Ahhh, to be the author of oneself. To imagine that gift and to believe in the truth of that gift.
This is such a difficult lesson to learn, even with the marvelous examples of those outstanding who accomplish their dreams and give us shining proof of this through their accomplishments. But this passage reflects the truth not of world-shattering accomplishments, but rather, the understanding and satisfaction of an old woman reflecting on her quiet, own condition, by herself, in isolation.
Blame of others is always debilitating, even when meant with the purpose of discovery. And this wall of imaginary bricks and mortar is the internal, is the personal strength.

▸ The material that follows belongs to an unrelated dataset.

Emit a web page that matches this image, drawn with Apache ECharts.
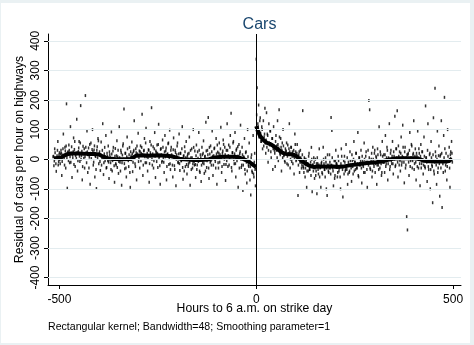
<!DOCTYPE html>
<html>
<head>
<meta charset="utf-8">
<script src="https://cdn.jsdelivr.net/npm/echarts@6/dist/echarts.min.js"></script>
<style>
  html, body { margin: 0; padding: 0; background: #eaf1f3; }
  #panel { position: absolute; left: 1px; top: 3px; width: 469px; height: 340px; background: #ffffff; }
  #chart { position: absolute; left: 0; top: 0; width: 474px; height: 345px; }
</style>
</head>
<body>
<div id="panel"></div>
<div id="chart"></div>
<script>
// Hourly residuals around 6 a.m. on strike day (hour 0).
// Even hours, from hour -516 to 498
const evenStart = -516;
const residualsEven = [
  8,-22,35,3,-41,12,60,-8,22,-15,
  30,-55,14,85,2,40,-30,187,-98,25,
  48,-12,110,20,-62,5,72,33,-25,18,
  135,-40,26,60,-8,181,12,-70,44,3,
  -30,215,22,95,-45,38,7,-85,55,16,
  100,-20,31,-60,9,-99,42,70,-15,25,
  -38,58,4,120,-52,18,-5,80,-28,10,
  45,-65,15,-12,92,-40,28,0,-78,36,
  -20,62,8,-48,110,-10,30,-88,14,52,
  170,-32,20,-60,75,3,-25,40,-95,11,
  58,-42,25,130,-15,35,-70,18,88,6,
  -30,45,20,152,-55,28,70,-12,105,8,
  -40,32,-78,60,15,174,-20,42,-5,90,
  -62,22,48,-28,118,10,-85,36,-10,65,
  3,-45,80,28,-70,16,52,-18,98,-35,
  40,8,-60,72,-22,30,-90,15,55,-12,
  85,-38,20,-5,110,-68,12,42,-25,60,
  -50,18,-15,75,-88,5,35,-30,100,-8,
  28,-62,48,-20,3,90,-40,15,-75,40,
  -12,62,-48,10,125,-28,30,141,-65,18,
  45,-20,95,-55,12,38,-8,70,-85,24,
  -30,55,15,108,-45,20,65,-18,40,-72,
  30,120,-25,48,5,80,155,-40,22,60,
  -15,90,-60,35,10,-95,50,18,115,-28,
  40,-106,8,70,-50,25,-80,100,-20,55,
  -70,-121,15,-45,80,-60,20,-90,338,241,
  120,183,95,140,60,110,35,130,75,172,
  20,157,85,-10,120,48,95,5,70,-35,
  110,30,-25,80,45,130,-5,167,20,70,
  -40,55,100,12,-5,35,28,-15,48,20,
  120,-30,40,-8,25,10,-50,85,25,-2,
  50,-123,15,-45,30,-10,-20,164,-30,5,
  -60,0,-95,-15,-40,20,-35,-10,40,-110,
  -20,5,-65,0,-40,-117,-15,-50,35,-30,
  -95,-10,-50,40,-15,-35,5,-100,-123,-20,
  -45,15,-30,141,97,-30,-90,-5,-55,30,
  -15,-60,10,-40,-25,-100,35,-25,-128,-5,
  10,-40,50,-35,-85,-10,-45,25,-20,-75,
  -5,-50,60,-10,-35,20,-30,90,-60,5,
  -20,30,-80,-5,-25,55,-45,10,-10,-95,
  30,198,167,-35,0,-60,40,-15,20,-45,
  10,-85,35,-20,110,-30,15,-55,60,-10,
  15,-45,80,-15,40,-70,5,120,-25,30,
  -15,60,-50,10,145,-20,35,164,-60,10,
  25,-40,75,-10,115,5,-80,40,-20,-194,
  -239,20,-55,90,-5,50,-30,15,130,-15,
  35,-70,10,95,-30,20,-90,50,-15,25,
  -50,75,-25,180,5,-75,120,-35,15,-100,
  60,-20,-147,140,-50,240,10,-85,95,-30,
  45,-125,15,130,-163,-15,80,209,-40,20,
  -70,100,-5,40,-95,25,60,-10
];
// Odd hours, from hour -515 to 497
const oddStart = -515;
const residualsOdd = [
  10,-6,22,-15,5,30,-20,14,-2,18,
  20,-8,35,12,-20,28,45,6,22,-5,
  30,8,-10,42,15,25,-18,60,12,3,
  22,-5,38,10,55,0,27,-25,18,35,
  8,40,-12,25,15,-30,50,20,2,33,
  25,-10,45,12,-35,30,5,62,18,-8,
  15,-20,30,2,-12,40,8,-30,20,-5,
  -10,25,5,-35,18,-5,40,-22,10,-15,
  12,-28,30,-8,5,-40,22,-12,45,0,
  -15,20,-30,8,35,-5,15,-45,25,-2,
  18,-10,30,5,-25,22,45,12,-8,28,
  25,-5,40,15,-20,30,8,55,-12,20,
  5,30,-15,22,48,0,18,-30,35,10,
  28,-8,20,50,5,-22,33,15,-5,40,
  -10,25,8,38,-25,18,55,2,-15,30,
  15,-20,32,5,-35,22,0,45,-10,18,
  -15,20,-5,35,-28,10,-40,25,5,-18,
  10,-25,20,-10,30,-35,5,-15,40,-20,
  -18,12,-35,25,-8,30,-45,5,-20,15,
  20,-15,8,-40,28,-5,15,-30,40,-10,
  -5,25,10,-20,35,0,-30,18,48,-12,
  20,-10,35,5,-25,28,50,0,15,-18,
  -5,30,12,-20,40,8,-28,22,55,-2,
  18,-15,30,-5,42,10,-30,25,0,-20,
  15,-20,5,-35,22,-10,-40,8,-25,-5,
  -25,5,-40,-15,-50,-10,-35,-30,150,90,
  110,75,130,88,60,100,70,45,85,55,
  65,40,80,30,55,95,25,50,70,35,
  45,20,60,30,5,50,38,75,15,40,
  30,5,45,15,-10,25,55,10,-20,35,
  25,0,40,10,-15,30,5,50,-5,20,
  10,-20,25,-10,5,-30,15,-25,-45,0,
  -30,-5,-40,-15,10,-35,-25,-55,0,-20,
  -40,-10,-30,-55,-15,5,-35,-20,-60,-28,
  -15,-45,-25,0,-35,-60,-10,-30,15,-40,
  -30,-10,-50,-20,5,-40,-25,-65,-5,-15,
  -20,-45,-5,-30,-60,-15,10,-35,-25,-50,
  -10,-35,-25,5,-50,-20,-40,-5,-30,15,
  -25,0,-40,-10,20,-30,-15,-55,5,-20,
  -5,-30,10,-20,-45,0,-15,25,-35,-10,
  -20,5,-30,-10,20,-40,0,-25,30,-15,
  5,-20,15,-35,-5,25,-15,-45,10,-10,
  -10,15,-25,5,30,-15,0,-35,20,-5,
  10,-15,25,0,-25,35,5,-10,45,-20,
  -5,20,-20,10,40,-10,25,-30,5,15,
  15,-10,30,-25,5,45,-5,20,-35,10,
  -10,20,-25,5,35,-15,10,-30,25,-5,
  -20,10,-30,5,-10,30,-25,-5,20,-35,
  5,-25,15,-40,-10,25,-20,0,-45,12,
  -15,10,-30,20,-5,-45,5,35,-20,-10,
  -25,10,-5,-30,15,0,20
];

// Running-mean smooth, fitted separately before and after the strike start
const smoothHoursBefore = [-514,-505,-495,-488,-480,-470,-450,-430,-410,-400,-392,-384,-375,-360,-340,-320,-312,-305,-290,-270,-250,-230,-215,-205,-195,-185,-175,-160,-145,-130,-120,-110,-100,-85,-70,-55,-45,-35,-25,-15,-8,-1];
const smoothBefore = [3,4,6,12,17,19,19,18,18,16,11,6,2,1,0,1,6,12,13,12,13,12,10,6,2,0,-1,-3,-3,-2,0,4,7,8,8,8,6,2,-4,-12,-19,-26];
const smoothHoursAfter = [0,4,10,18,26,34,42,50,58,66,74,82,90,98,106,115,125,135,145,160,175,190,205,220,240,260,275,290,305,320,335,350,370,390,405,415,425,440,460,480,490,497];
const smoothAfter = [112,95,78,65,56,52,46,38,30,22,18,17,17,14,6,-5,-15,-22,-26,-25,-25,-24,-26,-25,-20,-17,-14,-12,-10,-7,-2,2,3,3,3,0,-5,-7,-8,-8,-6,3];

const xTicks = [-500, 0, 500];
const yTicks = [-400, -300, -200, -100, 0, 100, 200, 300, 400];

const FONT = "'Liberation Sans', Arial, Helvetica, sans-serif";

const points = residualsEven.map((v, i) => [evenStart + 2 * i, v])
  .concat(residualsOdd.map((v, i) => [oddStart + 2 * i, v]));
const lineBefore = smoothHoursBefore.map((h, i) => [h, smoothBefore[i]]);
const lineAfter = smoothHoursAfter.map((h, i) => [h, smoothAfter[i]]);

const chart = echarts.init(document.getElementById('chart'), null, { renderer: 'canvas' });

chart.setOption({
  backgroundColor: 'transparent',
  animation: false,
  title: {
    text: 'Cars',
    left: 254.5,
    top: 12,
    textAlign: 'center',
    textStyle: { fontFamily: FONT, fontSize: 16, fontWeight: 'normal', color: '#1a476f' }
  },
  graphic: [{
    type: 'text',
    left: 48,
    top: 322,
    style: {
      text: 'Rectangular kernel; Bandwidth=48; Smoothing parameter=1',
      fontFamily: FONT, fontSize: 10.6, fill: '#000'
    }
  }],
  grid: { left: 48, right: 13, top: 34, bottom: 60, containLabel: false },
  xAxis: {
    type: 'value',
    min: -529,
    max: 520,
    name: 'Hours to 6 a.m. on strike day',
    nameLocation: 'middle',
    nameGap: 18,
    nameMoveOverlap: false,
    nameTextStyle: { fontFamily: FONT, fontSize: 12.2, color: '#000' },
    axisLine: { show: true, onZero: false, lineStyle: { color: '#000', width: 1 } },
    axisTick: { show: true, customValues: xTicks, length: 4, lineStyle: { color: '#000', width: 1 } },
    axisLabel: { customValues: xTicks, margin: 9, color: '#000', fontFamily: FONT, fontSize: 12 },
    splitLine: { show: false }
  },
  yAxis: {
    type: 'value',
    min: -425,
    max: 423,
    name: 'Residual of cars per hour on highways',
    nameLocation: 'middle',
    nameRotate: 90,
    nameGap: 22,
    nameMoveOverlap: false,
    nameTextStyle: { fontFamily: FONT, fontSize: 12.2, color: '#000' },
    axisLine: { show: true, onZero: false, lineStyle: { color: '#000', width: 1 } },
    axisTick: { show: true, customValues: yTicks, length: 4, lineStyle: { color: '#000', width: 1 } },
    axisLabel: { customValues: yTicks, rotate: 90, margin: 6, color: '#000', fontFamily: FONT, fontSize: 12 },
    splitLine: { show: false }
  },
  series: [
    {
      // horizontal grid lines at the labelled values
      type: 'scatter',
      data: [],
      z: 1,
      silent: true,
      markLine: {
        silent: true,
        symbol: 'none',
        label: { show: false },
        lineStyle: { color: '#e3ecef', width: 1, type: 'solid' },
        data: yTicks.map(v => ({ yAxis: v }))
      }
    },
    {
      type: 'scatter',
      data: points,
      symbol: 'rect',
      symbolSize: [1.5, 3],
      itemStyle: { color: '#000' },
      silent: true,
      z: 3
    },
    {
      type: 'line',
      data: lineBefore,
      showSymbol: false,
      lineStyle: { color: '#000', width: 4 },
      silent: true,
      z: 4
    },
    {
      type: 'line',
      data: lineAfter,
      showSymbol: false,
      lineStyle: { color: '#000', width: 4 },
      silent: true,
      z: 4,
      markLine: {
        silent: true,
        symbol: 'none',
        label: { show: false },
        lineStyle: { color: '#000', width: 1, type: 'solid' },
        data: [{ xAxis: 0 }]
      }
    }
  ]
});
</script>
</body>
</html>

Later on, this marvelous Mr. Barry, writes, with the thoughts of his character, a 100-year-old woman living most of her life in an asylum, for, as yet, unknown reasons:
[The doctor’s] talk had locked me in silence, I know not why. It was not opening, easy, happy talk like my father’s, after all. I wanted to listen to him, but I did not want to answer now. That strange responsibility we feel towards others when they speak, to offer them the solace of any answer. Poor humans! And anyway he had not asked a question. He was merely floating there in the room, insubstantial, a living man in the midst of life, dying imperceptibly on his feet, like all of us.
I wish always to be aware of the amazing power of unspoken communication. Those words that are not heard but can be understood. I wish to listen with my heart, not just my ears, and to take the time to appreciate the silence and what the silence might be saying.
Earlier, the author had written through the thoughts of the old woman recalling her father:
My father’s happiness. It was a precious gift in itself….it strikes me that a person without anecdotes that they nurse while they live, and that survive them, are more likely to be utterly lost not only to history but the family following them. Of course this is the fate of most souls…
My father’s happiness not only redeemed him, but drove him to stories, and keeps him even now alive in me, like a second more patient and more pleasing soul within my poor soul.
My daughter has asked me time and again to write down my stories. Perhaps she knows better than I the truth of this. Finally, I, too, am impelled to find, is it redemption?, is it happiness in my own life?, to share these tidbits of my life. And certainly, tidbits themselves are powerful. My father, who seldom talked about his past, told to me three or four stories about his youth, short paragraphs, and for a couple of the anecdotes, only upon my asking him question after question. Then, when he was dying, one sentence expressing his beliefs and his love for me. I recall those few short stories and that one sentence over and over, and they fill me with his presence, his voice, his goodness, and, I believe, I even can smell his scent with this recall.